● **Data shown**:
/---

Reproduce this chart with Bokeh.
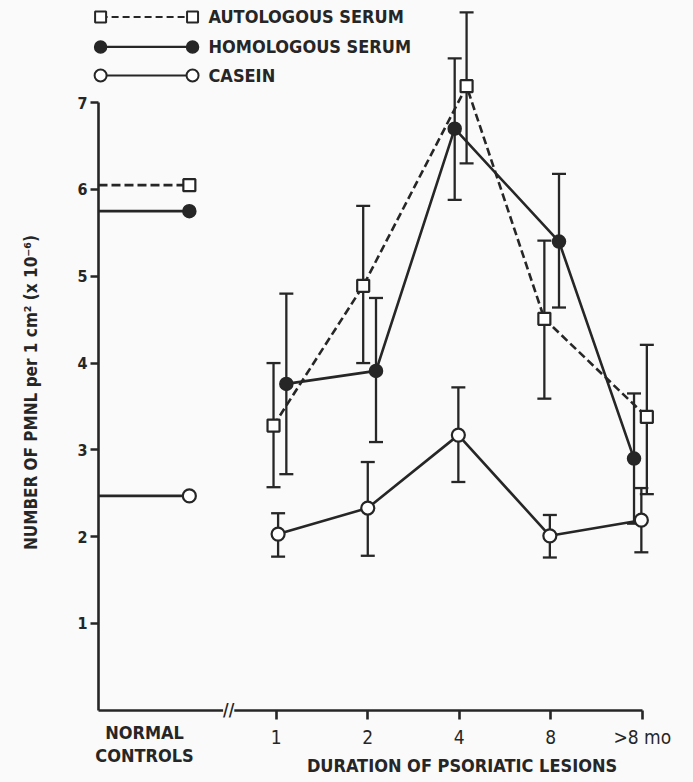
import numpy as np
from bokeh.plotting import figure
from bokeh.models import Range1d, FixedTicker, Label, Whisker, TeeHead, ColumnDataSource
from bokeh.core.properties import value
from bokeh.embed import file_html
from bokeh.resources import INLINE

# ---------------- data ----------------
CATEGORIES = ["1", "2", "4", "8", ">8 mo"]
SERIES = ["AUTOLOGOUS SERUM", "HOMOLOGOUS SERUM", "CASEIN"]
NORMAL_TEXT = ["NORMAL", "CONTROLS"]
X_TITLE = "DURATION OF PSORIATIC LESIONS"
Y_TITLE = "NUMBER OF PMNL per 1 cm\u00b2 (x 10\u207b\u2076)"
Y_TICKS = [1, 2, 3, 4, 5, 6, 7]

NORMAL_AUTO = 6.05
NORMAL_HOMO = 5.75
NORMAL_CASEIN = 2.47

AUTO_MEAN = [3.28, 4.89, 7.19, 4.51, 3.38]
AUTO_UPPER = [4.00, 5.81, 8.04, 5.41, 4.21]
AUTO_LOWER = [2.57, 4.00, 6.30, 3.59, 2.49]

HOMO_MEAN = [3.76, 3.91, 6.70, 5.40, 2.90]
HOMO_UPPER = [4.80, 4.75, 7.51, 6.18, 3.65]
HOMO_LOWER = [2.72, 3.09, 5.88, 4.64, 2.15]

CASEIN_MEAN = [2.03, 2.33, 3.17, 2.01, 2.19]
CASEIN_UPPER = [2.27, 2.86, 3.72, 2.25, 2.56]
CASEIN_LOWER = [1.77, 1.78, 2.63, 1.76, 1.82]

# ---------------- layout / style ----------------
AUTO_DODGE = [-0.03, -0.05, 0.08, -0.07, 0.05]
HOMO_DODGE = [0.11, 0.09, -0.05, 0.09, -0.09]
CASEIN_DODGE = [0.02, 0.0, -0.01, -0.01, -0.01]
NORMAL_X = 0.05
AXIS_X = -0.943          # where the y axis stands
INK = "#262626"
BG = "#fafafa"
FONT = "DejaVu Sans Condensed"
LW = 2.6

cat_x = np.arange(1, len(CATEGORIES) + 1)

p = figure(width=693, height=782, output_backend="svg", toolbar_location=None,
           x_range=Range1d(-2.014, 5.560), y_range=Range1d(-0.832, 8.177),
           min_border_left=0, min_border_right=0, min_border_top=0, min_border_bottom=0,
           background_fill_color=BG, border_fill_color=BG)
p.outline_line_color = None
p.grid.visible = False

# y axis
yax = p.yaxis[0]
yax.fixed_location = AXIS_X
yax.ticker = FixedTicker(ticks=Y_TICKS)
yax.bounds = (0, 7)
yax.axis_line_width = LW
yax.axis_line_color = INK
yax.major_tick_in = 0
yax.major_tick_out = 8
yax.major_tick_line_width = LW
yax.major_tick_line_color = INK
yax.minor_tick_line_color = None
yax.major_label_text_font = FONT
yax.major_label_text_font_size = "16px"
yax.major_label_text_font_style = "bold"
yax.major_label_text_color = INK
yax.major_label_standoff = 3

# x axis
xax = p.xaxis[0]
xax.fixed_location = 0
xax.ticker = FixedTicker(ticks=list(cat_x))
xax.major_label_overrides = {int(i): c for i, c in zip(cat_x, CATEGORIES)}
xax.bounds = (AXIS_X, 5)
xax.axis_line_width = LW
xax.axis_line_color = INK
xax.major_tick_in = 0
xax.major_tick_out = 9
xax.major_tick_line_width = LW
xax.major_tick_line_color = INK
xax.minor_tick_line_color = None
xax.major_label_text_font = FONT
xax.major_label_text_font_size = "19px"
xax.major_label_text_color = INK
xax.major_label_standoff = 7

# axis break
p.add_layout(Label(x=0.48, y=0, text="//", text_font=FONT, text_font_size="17px",
                   text_font_style="bold", text_color=INK, text_align="center",
                   text_baseline="middle", background_fill_color=BG))

# normal controls
p.segment(x0=[AXIS_X], y0=[NORMAL_AUTO], x1=[NORMAL_X], y1=[NORMAL_AUTO],
          line_color=INK, line_width=LW, line_dash="9 4")
p.segment(x0=[AXIS_X, AXIS_X], y0=[NORMAL_HOMO, NORMAL_CASEIN], x1=[NORMAL_X, NORMAL_X],
          y1=[NORMAL_HOMO, NORMAL_CASEIN], line_color=INK, line_width=LW)


def series(mean, upper, lower, dodge, dash):
    xs = cat_x + np.array(dodge)
    src = ColumnDataSource(dict(x=xs, y=mean, upper=upper, lower=lower))
    p.add_layout(Whisker(source=src, base="x", upper="upper", lower="lower",
                         line_color=INK, line_width=2.3,
                         upper_head=TeeHead(size=14, line_color=INK, line_width=2.3),
                         lower_head=TeeHead(size=14, line_color=INK, line_width=2.3)))
    p.line("x", "y", source=src, line_color=INK, line_width=LW, line_dash=dash)
    return src


s_auto = series(AUTO_MEAN, AUTO_UPPER, AUTO_LOWER, AUTO_DODGE, "8 4")
s_homo = series(HOMO_MEAN, HOMO_UPPER, HOMO_LOWER, HOMO_DODGE, "solid")
s_cas = series(CASEIN_MEAN, CASEIN_UPPER, CASEIN_LOWER, CASEIN_DODGE, "solid")

p.scatter("x", "y", source=s_auto, marker="square", size=12, fill_color="white",
          line_color=INK, line_width=2.2)
p.scatter("x", "y", source=s_homo, marker="circle", size=13, fill_color=INK,
          line_color=INK, line_width=1.5)
p.scatter("x", "y", source=s_cas, marker="circle", size=13, fill_color="white",
          line_color=INK, line_width=2.2)
p.scatter([NORMAL_X], [NORMAL_AUTO], marker="square", size=12, fill_color="white",
          line_color=INK, line_width=2.2)
p.scatter([NORMAL_X], [NORMAL_HOMO], marker="circle", size=13, fill_color=INK,
          line_color=INK, line_width=1.5)
p.scatter([NORMAL_X], [NORMAL_CASEIN], marker="circle", size=13, fill_color="white",
          line_color=INK, line_width=2.2)

# legend (hand-drawn, as in the original)
LEG_Y = [7.987, 7.642, 7.313]
LEG_X0, LEG_X1, LEG_TX = -0.920, 0.085, 0.259
p.segment(x0=[LEG_X0], y0=[LEG_Y[0]], x1=[LEG_X1], y1=[LEG_Y[0]], line_color=INK,
          line_width=2.2, line_dash="7 4")
p.segment(x0=[LEG_X0] * 2, y0=LEG_Y[1:], x1=[LEG_X1] * 2, y1=LEG_Y[1:], line_color=INK,
          line_width=2.2)
p.scatter([LEG_X0, LEG_X1], [LEG_Y[0]] * 2, marker="square", size=11, fill_color="white",
          line_color=INK, line_width=2)
p.scatter([LEG_X0, LEG_X1], [LEG_Y[1]] * 2, marker="circle", size=12, fill_color=INK,
          line_color=INK, line_width=1.5)
p.scatter([LEG_X0, LEG_X1], [LEG_Y[2]] * 2, marker="circle", size=12, fill_color="white",
          line_color=INK, line_width=2)
p.text(x=[LEG_TX] * 3, y=LEG_Y, text=SERIES, text_font=value(FONT),
       text_font_size=value("18px"), text_font_style="bold", text_color=INK,
       text_baseline="middle", text_align="left")

# titles
p.add_layout(Label(x=-0.44, y=-0.256, text=NORMAL_TEXT[0], text_font=FONT,
                   text_font_size="18px", text_font_style="bold", text_color=INK,
                   text_align="center", text_baseline="middle"))
p.add_layout(Label(x=-0.44, y=-0.521, text=NORMAL_TEXT[1], text_font=FONT,
                   text_font_size="18px", text_font_style="bold", text_color=INK,
                   text_align="center", text_baseline="middle"))
p.add_layout(Label(x=3.03, y=-0.636, text=X_TITLE, text_font=FONT,
                   text_font_size="18px", text_font_style="bold", text_color=INK,
                   text_align="center", text_baseline="middle"))
p.add_layout(Label(x=-1.686, y=3.661, text=Y_TITLE, text_font=FONT,
                   text_font_size="17px", text_font_style="bold", text_color=INK,
                   text_align="center", text_baseline="middle", angle=np.pi / 2))

html = file_html(p, INLINE)
html = html.replace("<head>", "<head><style>body{background:%s}</style>" % BG, 1)
open("out.html", "w").write(html)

\---

● **Problem requirements**:
Please repeat exactly the data above from its first line to the line that contains "CASEIN_LOWER = [1.77, 1.78, 2.63, 1.76, 1.82]", inclusive, and leave every picture out.

● **Full output**:
Reproduce this chart with Bokeh.
import numpy as np
from bokeh.plotting import figure
from bokeh.models import Range1d, FixedTicker, Label, Whisker, TeeHead, ColumnDataSource
from bokeh.core.properties import value
from bokeh.embed import file_html
from bokeh.resources import INLINE

# ---------------- data ----------------
CATEGORIES = ["1", "2", "4", "8", ">8 mo"]
SERIES = ["AUTOLOGOUS SERUM", "HOMOLOGOUS SERUM", "CASEIN"]
NORMAL_TEXT = ["NORMAL", "CONTROLS"]
X_TITLE = "DURATION OF PSORIATIC LESIONS"
Y_TITLE = "NUMBER OF PMNL per 1 cm\u00b2 (x 10\u207b\u2076)"
Y_TICKS = [1, 2, 3, 4, 5, 6, 7]

NORMAL_AUTO = 6.05
NORMAL_HOMO = 5.75
NORMAL_CASEIN = 2.47

AUTO_MEAN = [3.28, 4.89, 7.19, 4.51, 3.38]
AUTO_UPPER = [4.00, 5.81, 8.04, 5.41, 4.21]
AUTO_LOWER = [2.57, 4.00, 6.30, 3.59, 2.49]

HOMO_MEAN = [3.76, 3.91, 6.70, 5.40, 2.90]
HOMO_UPPER = [4.80, 4.75, 7.51, 6.18, 3.65]
HOMO_LOWER = [2.72, 3.09, 5.88, 4.64, 2.15]

CASEIN_MEAN = [2.03, 2.33, 3.17, 2.01, 2.19]
CASEIN_UPPER = [2.27, 2.86, 3.72, 2.25, 2.56]
CASEIN_LOWER = [1.77, 1.78, 2.63, 1.76, 1.82]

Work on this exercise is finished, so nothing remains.